Re: Possible race between PTRACE_SETVFPREGS and PTRACE_CONT on ARM?

2016-05-31 Thread Will Deacon

On Mon, May 30, 2016 at 11:40:28PM +0100, Russell King - ARM Linux wrote:
> On Mon, May 30, 2016 at 10:35:29PM +0100, Russell King - ARM Linux wrote:
> > With that, on a single CPU, it seems to work correctly every time, but
> > if I bring up a secondary CPU I start seeing the same problems you've
> > reported - which seems to need the following patch to solve.  Please can
> > you check whether this resolves your problem?
> 
> More background behind this patch... I think that commit 8130b9d7b9d8
> ("ARM: 7308/1: vfp: flush thread hwstate before copying ptrace registers")
> was wrong.
> 
> Let's look at what's happening.  The above commit had the following effect:
> 
>   vfp_sync_hwstate();
>   new_vfp = thread->vfpstate.hard;
>   modify new_vfp (but not new_vfp.cpu)
> + vfp_flush_hwstate(thread);
>   thread->vfpstate.hard = new_vfp;
> - vfp_flush_hwstate(thread);
> 
> Now, the commit above claims that a context switch mid-copy of new_vfp
> into thread->vfpstate.hard may result in corrupted state.
> 
> I'm not quite sure how we could get to that point: the only thread which
> is allowed to touch the traced child's state is the ptracing parent, and
> the ptracing parent can't do anything until after vfp_set() has returned.
> Even if the traced child gets a fatal signal, the point at which the
> signal is delivered to the child is when returning to userspace, which
> means the child must be runnable.  That in turn means that we are not
> in the middle of changing the register state.
> 
> So, I'm not sure where Will got the idea that the partially copied state
> would be visible: it shouldn't ever be visible.  If it is visible, then
> we've got problems even with Will's patch applied, because a partial
> copy whenever it happens would be visible.
> 
> In any case, the above change is wrong: vfp_flush_hwstate() sets
> thread->vfpstate.hard.cpu to an invalid CPU number.  Switching the order
> as Will has done _undoes_ the effect of vfp_flush_hwstate(), which leads
> to the bug you are seeing.
> 
> So, I think the correct approach is to revert it.

Yes, it looks like I was over-zealous in fixing all users of
vfp_flush_hwstate after I fixed the signal handling code. Given that the
child isn't runnable until the parent has finished poking at the register
state, the original code looks fine.

The only thing I'm uncertain of is whether or not PTRACE_SEIZE/PTRACE_LISTEN
allow switching to the child (but even then, how is the parent doing
to issue such a request?).

Will

Re: Possible race between PTRACE_SETVFPREGS and PTRACE_CONT on ARM?

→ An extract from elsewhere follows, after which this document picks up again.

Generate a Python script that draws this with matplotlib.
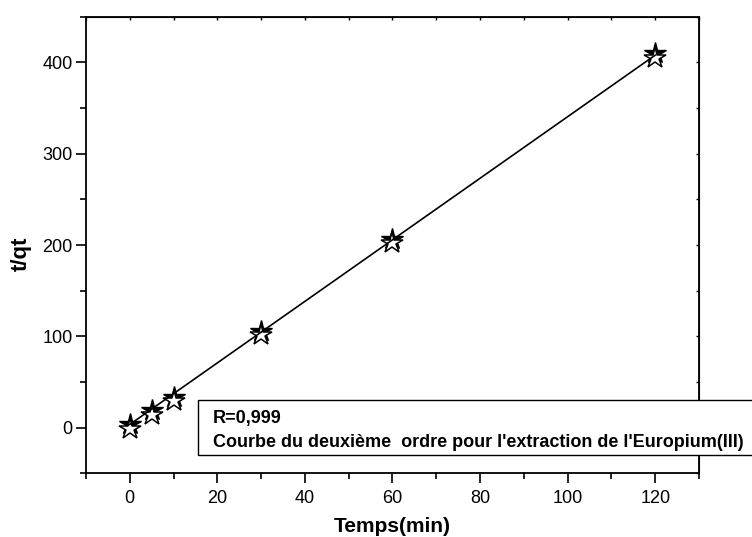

2016-05-30 Thread Russell King - ARM Linux

On Mon, May 30, 2016 at 10:35:29PM +0100, Russell King - ARM Linux wrote:
> With that, on a single CPU, it seems to work correctly every time, but
> if I bring up a secondary CPU I start seeing the same problems you've
> reported - which seems to need the following patch to solve.  Please can
> you check whether this resolves your problem?

More background behind this patch... I think that commit 8130b9d7b9d8
("ARM: 7308/1: vfp: flush thread hwstate before copying ptrace registers")
was wrong.

Let's look at what's happening.  The above commit had the following effect:

vfp_sync_hwstate();
new_vfp = thread->vfpstate.hard;
modify new_vfp (but not new_vfp.cpu)
+   vfp_flush_hwstate(thread);
thread->vfpstate.hard = new_vfp;
-   vfp_flush_hwstate(thread);

Now, the commit above claims that a context switch mid-copy of new_vfp
into thread->vfpstate.hard may result in corrupted state.

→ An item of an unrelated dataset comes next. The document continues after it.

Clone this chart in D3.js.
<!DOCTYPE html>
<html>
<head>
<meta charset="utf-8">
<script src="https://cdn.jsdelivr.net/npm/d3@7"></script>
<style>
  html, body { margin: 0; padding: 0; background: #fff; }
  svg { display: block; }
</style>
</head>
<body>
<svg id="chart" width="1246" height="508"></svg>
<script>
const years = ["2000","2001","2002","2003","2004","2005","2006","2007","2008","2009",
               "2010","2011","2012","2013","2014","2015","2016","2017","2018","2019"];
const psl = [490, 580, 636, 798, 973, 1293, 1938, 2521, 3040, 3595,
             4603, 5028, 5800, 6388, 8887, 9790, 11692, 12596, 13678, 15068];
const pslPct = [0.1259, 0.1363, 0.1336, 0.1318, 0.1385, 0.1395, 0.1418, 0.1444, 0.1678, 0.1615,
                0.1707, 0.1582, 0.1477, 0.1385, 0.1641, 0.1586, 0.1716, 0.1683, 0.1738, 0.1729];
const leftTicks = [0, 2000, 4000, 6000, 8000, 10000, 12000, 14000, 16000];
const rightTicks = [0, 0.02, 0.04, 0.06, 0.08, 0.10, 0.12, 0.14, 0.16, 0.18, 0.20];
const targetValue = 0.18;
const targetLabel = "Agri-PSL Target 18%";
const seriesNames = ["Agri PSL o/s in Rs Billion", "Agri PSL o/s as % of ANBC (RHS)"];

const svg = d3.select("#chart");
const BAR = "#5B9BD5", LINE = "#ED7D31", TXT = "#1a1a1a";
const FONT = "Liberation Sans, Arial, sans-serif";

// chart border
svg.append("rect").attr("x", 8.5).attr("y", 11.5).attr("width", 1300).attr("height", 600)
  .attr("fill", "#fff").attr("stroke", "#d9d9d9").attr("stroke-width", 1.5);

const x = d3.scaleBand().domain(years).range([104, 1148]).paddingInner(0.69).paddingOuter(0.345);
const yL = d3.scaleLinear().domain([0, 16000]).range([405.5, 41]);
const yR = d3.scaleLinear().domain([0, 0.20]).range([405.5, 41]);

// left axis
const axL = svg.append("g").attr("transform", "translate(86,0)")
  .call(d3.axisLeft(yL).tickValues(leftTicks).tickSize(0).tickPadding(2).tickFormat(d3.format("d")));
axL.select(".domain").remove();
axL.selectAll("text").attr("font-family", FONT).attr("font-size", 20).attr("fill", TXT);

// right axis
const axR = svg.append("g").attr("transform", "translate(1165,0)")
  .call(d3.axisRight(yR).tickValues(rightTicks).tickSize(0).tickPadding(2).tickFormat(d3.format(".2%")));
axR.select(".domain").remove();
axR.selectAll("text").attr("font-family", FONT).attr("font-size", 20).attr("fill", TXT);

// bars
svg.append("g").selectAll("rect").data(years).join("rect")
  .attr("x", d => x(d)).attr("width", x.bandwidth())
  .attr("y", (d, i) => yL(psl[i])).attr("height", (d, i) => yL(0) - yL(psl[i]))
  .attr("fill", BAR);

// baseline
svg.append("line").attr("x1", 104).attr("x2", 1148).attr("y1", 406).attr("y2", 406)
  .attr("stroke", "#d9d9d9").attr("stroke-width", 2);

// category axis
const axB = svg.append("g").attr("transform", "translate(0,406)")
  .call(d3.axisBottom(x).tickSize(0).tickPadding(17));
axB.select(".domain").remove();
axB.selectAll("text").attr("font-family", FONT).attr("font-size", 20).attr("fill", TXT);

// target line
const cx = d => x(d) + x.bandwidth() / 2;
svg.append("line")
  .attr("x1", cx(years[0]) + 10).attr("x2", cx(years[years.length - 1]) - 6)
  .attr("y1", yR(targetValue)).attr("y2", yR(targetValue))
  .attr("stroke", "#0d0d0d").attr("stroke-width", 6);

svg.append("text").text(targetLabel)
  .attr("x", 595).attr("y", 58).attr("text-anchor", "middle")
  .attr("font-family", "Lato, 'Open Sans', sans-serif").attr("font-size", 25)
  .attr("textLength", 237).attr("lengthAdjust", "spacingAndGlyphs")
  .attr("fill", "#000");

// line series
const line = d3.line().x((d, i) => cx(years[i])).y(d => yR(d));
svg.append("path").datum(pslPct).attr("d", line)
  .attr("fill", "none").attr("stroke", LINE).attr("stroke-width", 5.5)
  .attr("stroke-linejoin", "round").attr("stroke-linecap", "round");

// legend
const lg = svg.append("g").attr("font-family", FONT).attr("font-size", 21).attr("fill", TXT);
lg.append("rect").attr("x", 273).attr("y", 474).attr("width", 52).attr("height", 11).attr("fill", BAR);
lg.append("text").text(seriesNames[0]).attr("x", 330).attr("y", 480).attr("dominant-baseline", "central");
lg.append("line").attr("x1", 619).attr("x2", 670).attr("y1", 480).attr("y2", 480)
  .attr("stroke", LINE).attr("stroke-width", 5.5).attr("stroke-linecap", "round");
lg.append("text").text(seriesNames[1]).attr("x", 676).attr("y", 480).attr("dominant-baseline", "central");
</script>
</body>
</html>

I'm not quite sure how we could get to that point: the only thread which
is allowed to touch the traced child's state is the ptracing parent, and
the ptracing parent can't do anything until after vfp_set() has returned.
Even if the traced child gets a fatal signal, the point at which the
signal is delivered to the child is when returning to userspace, which
means the child must be runnable.  That in turn means that we are not
in the middle of changing the register state.

So, I'm not sure where Will got the idea that the partially copied state
would be visible: it shouldn't ever be visible.  If it is visible, then
we've got problems even with Will's patch applied, because a partial
copy whenever it happens would be visible.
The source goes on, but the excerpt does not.